(begin)

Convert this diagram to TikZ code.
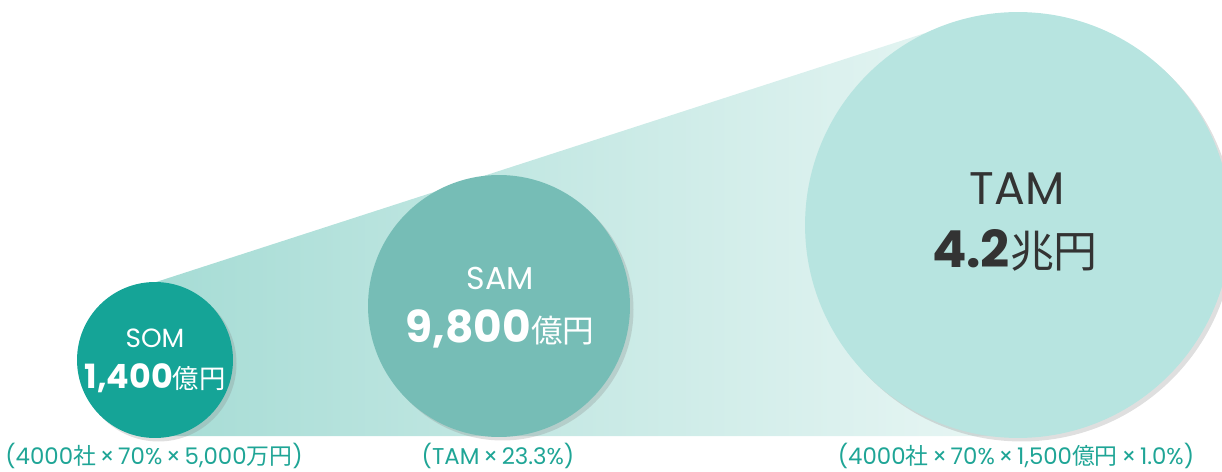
\documentclass[tikz,border=0pt]{standalone}
\usepackage{fontspec}
\setmainfont{Poppins}
\newfontfamily\cjk{Noto Sans CJK JP}
\usetikzlibrary{shadows}
\definecolor{somteal}{HTML}{15A497}
\definecolor{samteal}{HTML}{76BDB6}
\definecolor{tamteal}{HTML}{B7E4E0}
\definecolor{wedgeleft}{HTML}{A6DCD5}
\definecolor{wedgeright}{HTML}{E8F6F4}
\definecolor{labelteal}{HTML}{1FA596}
\definecolor{tamtext}{HTML}{333333}
\begin{document}
\begin{tikzpicture}[x=0.02cm, y=-0.02cm,
  market/.style={circle, inner sep=0pt, drop shadow={opacity=0.25, shadow xshift=2pt, shadow yshift=-2pt}},
  calc/.style={anchor=base, text=labelteal, font=\fontsize{13}{16}\selectfont}]
\useasboundingbox (0,0) rectangle (1222,472);
% widening band behind the circles
\shade[left color=wedgeleft, right color=wedgeright] (153,283) -- (950,25) -- (1000,436) -- (153,436) -- cycle;
% circles
\node[market, fill=tamteal, minimum size=8.52cm] (tam) at (1018,225){};
\node[market, fill=samteal, minimum size=5.24cm] (sam) at (499,306){};
\node[market, fill=somteal, minimum size=3.12cm] (som) at (155,360){};
% texts in the circles
\node[anchor=base, text=white, font=\fontsize{15}{18}\selectfont] (somname) at (155,348){SOM};
\node[anchor=base, text=white] (somvalue) at (155,388){{\fontsize{19}{22}\selectfont\bfseries 1,400}{\cjk\fontsize{15}{18}\selectfont 億円}};
\node[anchor=base, text=white, font=\fontsize{18}{22}\selectfont] (samname) at (500,290){SAM};
\node[anchor=base, text=white] (samvalue) at (500,342){{\fontsize{25}{30}\selectfont\bfseries 9,800}{\cjk\fontsize{18}{22}\selectfont 億円}};
\node[anchor=base, text=tamtext, font=\fontsize{26}{30}\selectfont] (tamname) at (1017,205){TAM};
\node[anchor=base, text=tamtext] (tamvalue) at (1015,268){{\fontsize{29}{34}\selectfont\bfseries 4.2}{\cjk\fontsize{25}{30}\selectfont 兆円}};
% calculations below
\node[calc] (somcalc) at (154,464){(4000{\cjk 社}\,×\,70\%\,×\,5,000{\cjk 万円})};
\node[calc] (samcalc) at (498,464){(TAM\,×\,23.3\%)};
\node[calc] (tamcalc) at (1016,464){(4000{\cjk 社}\,×\,70\%\,×\,1,500{\cjk 億円}\,×\,1.0\%)};
\end{tikzpicture}
\end{document}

(end)

WORK REQUIRED -> Set the data above down again exactly as given, with no pictures.

WORKED ANSWER ->
Convert this diagram to TikZ code.
\documentclass[tikz,border=0pt]{standalone}
\usepackage{fontspec}
\setmainfont{Poppins}
\newfontfamily\cjk{Noto Sans CJK JP}
\usetikzlibrary{shadows}
\definecolor{somteal}{HTML}{15A497}
\definecolor{samteal}{HTML}{76BDB6}
\definecolor{tamteal}{HTML}{B7E4E0}
\definecolor{wedgeleft}{HTML}{A6DCD5}
\definecolor{wedgeright}{HTML}{E8F6F4}
\definecolor{labelteal}{HTML}{1FA596}
\definecolor{tamtext}{HTML}{333333}
\begin{document}
\begin{tikzpicture}[x=0.02cm, y=-0.02cm,
  market/.style={circle, inner sep=0pt, drop shadow={opacity=0.25, shadow xshift=2pt, shadow yshift=-2pt}},
  calc/.style={anchor=base, text=labelteal, font=\fontsize{13}{16}\selectfont}]
\useasboundingbox (0,0) rectangle (1222,472);
% widening band behind the circles
\shade[left color=wedgeleft, right color=wedgeright] (153,283) -- (950,25) -- (1000,436) -- (153,436) -- cycle;
% circles
\node[market, fill=tamteal, minimum size=8.52cm] (tam) at (1018,225){};
\node[market, fill=samteal, minimum size=5.24cm] (sam) at (499,306){};
\node[market, fill=somteal, minimum size=3.12cm] (som) at (155,360){};
% texts in the circles
\node[anchor=base, text=white, font=\fontsize{15}{18}\selectfont] (somname) at (155,348){SOM};
\node[anchor=base, text=white] (somvalue) at (155,388){{\fontsize{19}{22}\selectfont\bfseries 1,400}{\cjk\fontsize{15}{18}\selectfont 億円}};
\node[anchor=base, text=white, font=\fontsize{18}{22}\selectfont] (samname) at (500,290){SAM};
\node[anchor=base, text=white] (samvalue) at (500,342){{\fontsize{25}{30}\selectfont\bfseries 9,800}{\cjk\fontsize{18}{22}\selectfont 億円}};
\node[anchor=base, text=tamtext, font=\fontsize{26}{30}\selectfont] (tamname) at (1017,205){TAM};
\node[anchor=base, text=tamtext] (tamvalue) at (1015,268){{\fontsize{29}{34}\selectfont\bfseries 4.2}{\cjk\fontsize{25}{30}\selectfont 兆円}};
% calculations below
\node[calc] (somcalc) at (154,464){(4000{\cjk 社}\,×\,70\%\,×\,5,000{\cjk 万円})};
\node[calc] (samcalc) at (498,464){(TAM\,×\,23.3\%)};
\node[calc] (tamcalc) at (1016,464){(4000{\cjk 社}\,×\,70\%\,×\,1,500{\cjk 億円}\,×\,1.0\%)};
\end{tikzpicture}
\end{document}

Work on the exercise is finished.